MULTI-OBJECTIVE DESIGN OPTIMIZATION OF SANDWICH BEAM UNDER 3-POINT BENDING TEST

Abstract: As part of the Characterization of Advanced Composites class, conducted by Dr. R. Byron Pipes, we class conducted an experiment to perform a three-point bending test on a sandwich sample. The sandwich samples, as shown in the following figure, were made of Aluminum 6061 on the outside and H80 PVC honeycomb on the inside (as specified in the book Experimental Characterization of Advanced Composite Materials).
The two ends were fixed, and a constant force of P = 80,000 N was applied at the center using the Load Frame machine in the lab. The goal of this experiment was to characterize the sample for its strength by recording the deflection for different geometrical samples.
Several large-scale parts, such as wings in the aerospace industry, use this sandwich combination due to its strong material properties.
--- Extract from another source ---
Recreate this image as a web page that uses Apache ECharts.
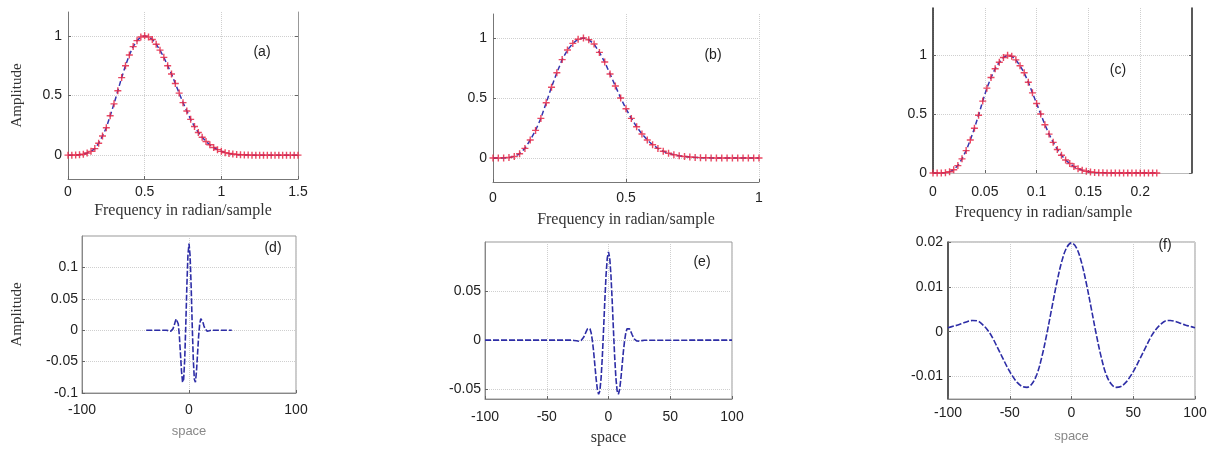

Without a doubt, this is an expensive set up, given the price of the materials and their sizes. I was interested in knowing whether it was possible to optimize the shape (thickness, length and width) of the samples such that their strength was maximized (least deflection), while at the same time keeping an efficient approach towards the total material used, hence saving on the cost.
The objective of this project was to determine the design parameters a sandwich beam (with Aluminum as face and H80 PVC Honeycomb as core) such as to minimize deflection under 3-point bending test with fixed load, whilst minimizing the weight of the beam.

Brief Summary

• Developed mathematical objective functions and constraints based on test requirements and part GD&T
• Recorded design variables for optimization
• Performed design optimization via SQP method and obtained Pareto front using MATLAB
• Documented results and performed convergence analysis

Conclusion: Our solution, derived from the SQP algorithm, satisfies all the requirements and constraints. The geometric values derived from the solution abide by the ASTM standards. The computation is not very expensive, since our problem formulas are not too complex. It is observed, however, that it becomes increasingly expensive when we shift our weight towards mass instead of deflection. Since the Langrange multiplier lamda values, along with the constraints are satisfied, SQP satisfies the KKT conditions. Given that out Pareto front does not provide a convex optimum, we can derive the optimal design point depending on our tradeoffs.
This method can be applied on much larger scales. As the example mentioned earlier, several large parts in the industry, such as the wings, have to go through this test. Of course, we want our parts to be extremely durable and structurally sound. However, problems arise when the material to be used is expensive (carbon fiber, etc.). Hence, a trade off must be done to satisfy this problem. Our objective can be easily expanded to larger scales and materials by changing the given properties.